▸ Task data
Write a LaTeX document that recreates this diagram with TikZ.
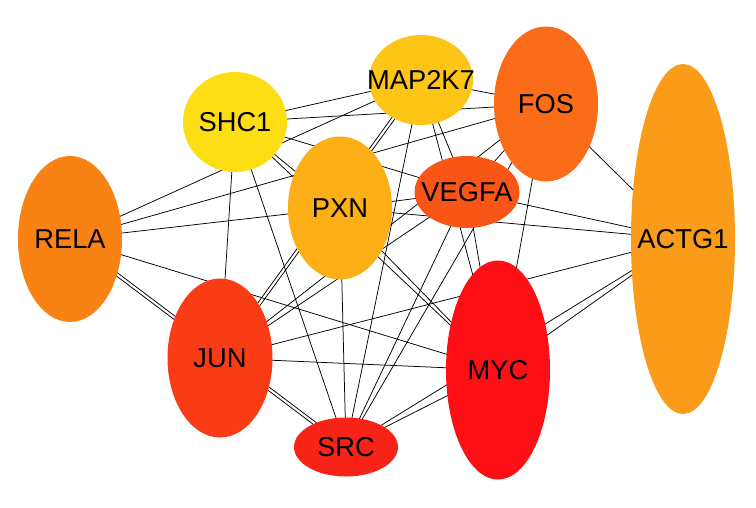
\documentclass[tikz,border=0pt]{standalone}
\usepackage{fontspec}
\setmainfont{Liberation Sans}
\usetikzlibrary{shapes.geometric,backgrounds,calc}
\definecolor{cRELA}{RGB}{248,130,20}
\definecolor{cSHC1}{RGB}{253,222,20}
\definecolor{cMAP}{RGB}{253,198,22}
\definecolor{cFOS}{RGB}{250,108,24}
\definecolor{cPXN}{RGB}{253,175,24}
\definecolor{cVEGFA}{RGB}{248,85,22}
\definecolor{cACTG}{RGB}{250,155,25}
\definecolor{cJUN}{RGB}{250,60,22}
\definecolor{cMYC}{RGB}{254,15,22}
\definecolor{cSRC}{RGB}{246,35,22}
\tikzset{
  gene/.style={ellipse, draw=none, inner sep=0pt},
  genetext/.style={font=\fontsize{27.3}{30}\selectfont, inner sep=0pt, text=black},
  link/.style={line width=0.75pt, draw=black}
}
\newcommand\edgeline[2]{\draw[link] (#1.center) -- (#2.center);}
\newcommand\edgedouble[2]{%
  \draw[link] ($(#1.center)!1.6pt!90:(#2.center)$) -- ($(#2.center)!1.6pt!-90:(#1.center)$);
  \draw[link] ($(#1.center)!1.6pt!-90:(#2.center)$) -- ($(#2.center)!1.6pt!90:(#1.center)$);}
\begin{document}
\begin{tikzpicture}[x=1pt,y=-1pt]
\useasboundingbox (0,0) rectangle (756,507);
% nodes
\node[gene, fill=cRELA, minimum width=104pt, minimum height=166pt] (RELA) at (70,239) {};
\node[gene, fill=cSHC1, minimum width=104pt, minimum height=100pt] (SHC1) at (235,122) {};
\node[gene, fill=cMAP, minimum width=104pt, minimum height=90pt] (MAP2K7) at (421,80) {};
\node[gene, fill=cFOS, minimum width=104pt, minimum height=155pt] (FOS) at (546,104) {};
\node[gene, fill=cPXN, minimum width=104pt, minimum height=143pt] (PXN) at (340,208) {};
\node[gene, fill=cVEGFA, minimum width=105pt, minimum height=72pt] (VEGFA) at (467,192) {};
\node[gene, fill=cACTG, minimum width=104pt, minimum height=350pt] (ACTG1) at (683,239) {};
\node[gene, fill=cJUN, minimum width=105pt, minimum height=159pt] (JUN) at (220,358) {};
\node[gene, fill=cMYC, minimum width=104pt, minimum height=219pt] (MYC) at (498,370) {};
\node[gene, fill=cSRC, minimum width=104pt, minimum height=59pt] (SRC) at (346,447) {};
% labels
\node[genetext] (tRELA) at (RELA) {RELA};
\node[genetext] (tSHC1) at (SHC1) {SHC1};
\node[genetext] (tMAP2K7) at (MAP2K7) {MAP2K7};
\node[genetext] (tFOS) at (FOS) {FOS};
\node[genetext] (tPXN) at (PXN) {PXN};
\node[genetext] (tVEGFA) at (VEGFA) {VEGFA};
\node[genetext] (tACTG1) at (ACTG1) {ACTG1};
\node[genetext] (tJUN) at (JUN) {JUN};
\node[genetext] (tMYC) at (MYC) {MYC};
\node[genetext] (tSRC) at (SRC) {SRC};
% edges
\begin{pgfonlayer}{background}
\fill[white] (0,0) rectangle (756,507);
\edgeline{RELA}{MAP2K7}
\edgeline{RELA}{FOS}
\edgeline{RELA}{PXN}
\edgeline{RELA}{MYC}
\edgedouble{RELA}{SRC}
\edgeline{SHC1}{MAP2K7}
\edgeline{SHC1}{FOS}
\edgeline{SHC1}{VEGFA}
\edgeline{SHC1}{PXN}
\edgeline{SHC1}{MYC}
\edgeline{SHC1}{JUN}
\edgeline{SHC1}{SRC}
\edgeline{MAP2K7}{FOS}
\edgedouble{MAP2K7}{JUN}
\edgeline{MAP2K7}{SRC}
\edgeline{MAP2K7}{VEGFA}
\edgeline{MAP2K7}{MYC}
\edgeline{FOS}{ACTG1}
\edgeline{FOS}{MYC}
\edgeline{FOS}{VEGFA}
\edgeline{FOS}{JUN}
\edgeline{FOS}{SRC}
\edgeline{PXN}{ACTG1}
\edgeline{PXN}{VEGFA}
\edgeline{PXN}{MYC}
\edgeline{PXN}{SRC}
\edgeline{VEGFA}{ACTG1}
\edgeline{VEGFA}{MYC}
\edgeline{VEGFA}{SRC}
\edgeline{VEGFA}{JUN}
\edgeline{JUN}{ACTG1}
\edgeline{JUN}{MYC}
\edgeline{MYC}{ACTG1}
\edgeline{ACTG1}{SRC}
\edgeline{MYC}{SRC}
\end{pgfonlayer}
\end{tikzpicture}
\end{document}
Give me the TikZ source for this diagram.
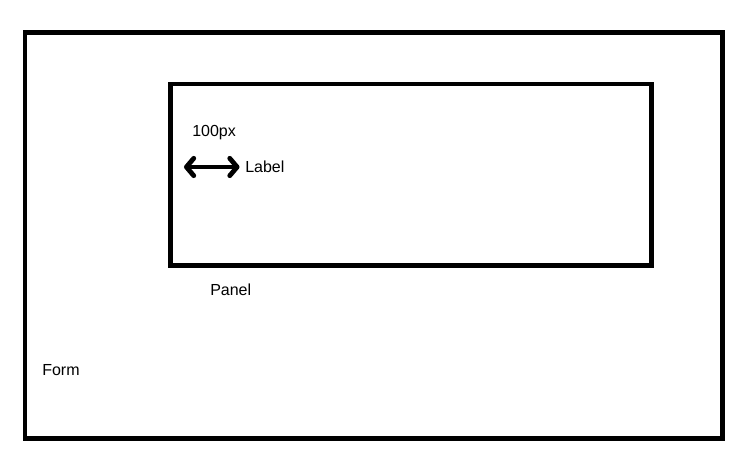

▸ What needs to be done
Reproduce all of the data exactly; the pictures do not belong in the copy.

▸ Full solution
Write a LaTeX document that recreates this diagram with TikZ.
\documentclass[tikz,border=0pt]{standalone}
\usepackage{fontspec}
\setmainfont{Liberation Sans}
\usetikzlibrary{shapes.geometric,backgrounds,calc}
\definecolor{cRELA}{RGB}{248,130,20}
\definecolor{cSHC1}{RGB}{253,222,20}
\definecolor{cMAP}{RGB}{253,198,22}
\definecolor{cFOS}{RGB}{250,108,24}
\definecolor{cPXN}{RGB}{253,175,24}
\definecolor{cVEGFA}{RGB}{248,85,22}
\definecolor{cACTG}{RGB}{250,155,25}
\definecolor{cJUN}{RGB}{250,60,22}
\definecolor{cMYC}{RGB}{254,15,22}
\definecolor{cSRC}{RGB}{246,35,22}
\tikzset{
  gene/.style={ellipse, draw=none, inner sep=0pt},
  genetext/.style={font=\fontsize{27.3}{30}\selectfont, inner sep=0pt, text=black},
  link/.style={line width=0.75pt, draw=black}
}
\newcommand\edgeline[2]{\draw[link] (#1.center) -- (#2.center);}
\newcommand\edgedouble[2]{%
  \draw[link] ($(#1.center)!1.6pt!90:(#2.center)$) -- ($(#2.center)!1.6pt!-90:(#1.center)$);
  \draw[link] ($(#1.center)!1.6pt!-90:(#2.center)$) -- ($(#2.center)!1.6pt!90:(#1.center)$);}
\begin{document}
\begin{tikzpicture}[x=1pt,y=-1pt]
\useasboundingbox (0,0) rectangle (756,507);
% nodes
\node[gene, fill=cRELA, minimum width=104pt, minimum height=166pt] (RELA) at (70,239) {};
\node[gene, fill=cSHC1, minimum width=104pt, minimum height=100pt] (SHC1) at (235,122) {};
\node[gene, fill=cMAP, minimum width=104pt, minimum height=90pt] (MAP2K7) at (421,80) {};
\node[gene, fill=cFOS, minimum width=104pt, minimum height=155pt] (FOS) at (546,104) {};
\node[gene, fill=cPXN, minimum width=104pt, minimum height=143pt] (PXN) at (340,208) {};
\node[gene, fill=cVEGFA, minimum width=105pt, minimum height=72pt] (VEGFA) at (467,192) {};
\node[gene, fill=cACTG, minimum width=104pt, minimum height=350pt] (ACTG1) at (683,239) {};
\node[gene, fill=cJUN, minimum width=105pt, minimum height=159pt] (JUN) at (220,358) {};
\node[gene, fill=cMYC, minimum width=104pt, minimum height=219pt] (MYC) at (498,370) {};
\node[gene, fill=cSRC, minimum width=104pt, minimum height=59pt] (SRC) at (346,447) {};
% labels
\node[genetext] (tRELA) at (RELA) {RELA};
\node[genetext] (tSHC1) at (SHC1) {SHC1};
\node[genetext] (tMAP2K7) at (MAP2K7) {MAP2K7};
\node[genetext] (tFOS) at (FOS) {FOS};
\node[genetext] (tPXN) at (PXN) {PXN};
\node[genetext] (tVEGFA) at (VEGFA) {VEGFA};
\node[genetext] (tACTG1) at (ACTG1) {ACTG1};
\node[genetext] (tJUN) at (JUN) {JUN};
\node[genetext] (tMYC) at (MYC) {MYC};
\node[genetext] (tSRC) at (SRC) {SRC};
% edges
\begin{pgfonlayer}{background}
\fill[white] (0,0) rectangle (756,507);
\edgeline{RELA}{MAP2K7}
\edgeline{RELA}{FOS}
\edgeline{RELA}{PXN}
\edgeline{RELA}{MYC}
\edgedouble{RELA}{SRC}
\edgeline{SHC1}{MAP2K7}
\edgeline{SHC1}{FOS}
\edgeline{SHC1}{VEGFA}
\edgeline{SHC1}{PXN}
\edgeline{SHC1}{MYC}
\edgeline{SHC1}{JUN}
\edgeline{SHC1}{SRC}
\edgeline{MAP2K7}{FOS}
\edgedouble{MAP2K7}{JUN}
\edgeline{MAP2K7}{SRC}
\edgeline{MAP2K7}{VEGFA}
\edgeline{MAP2K7}{MYC}
\edgeline{FOS}{ACTG1}
\edgeline{FOS}{MYC}
\edgeline{FOS}{VEGFA}
\edgeline{FOS}{JUN}
\edgeline{FOS}{SRC}
\edgeline{PXN}{ACTG1}
\edgeline{PXN}{VEGFA}
\edgeline{PXN}{MYC}
\edgeline{PXN}{SRC}
\edgeline{VEGFA}{ACTG1}
\edgeline{VEGFA}{MYC}
\edgeline{VEGFA}{SRC}
\edgeline{VEGFA}{JUN}
\edgeline{JUN}{ACTG1}
\edgeline{JUN}{MYC}
\edgeline{MYC}{ACTG1}
\edgeline{ACTG1}{SRC}
\edgeline{MYC}{SRC}
\end{pgfonlayer}
\end{tikzpicture}
\end{document}
Give me the TikZ source for this diagram.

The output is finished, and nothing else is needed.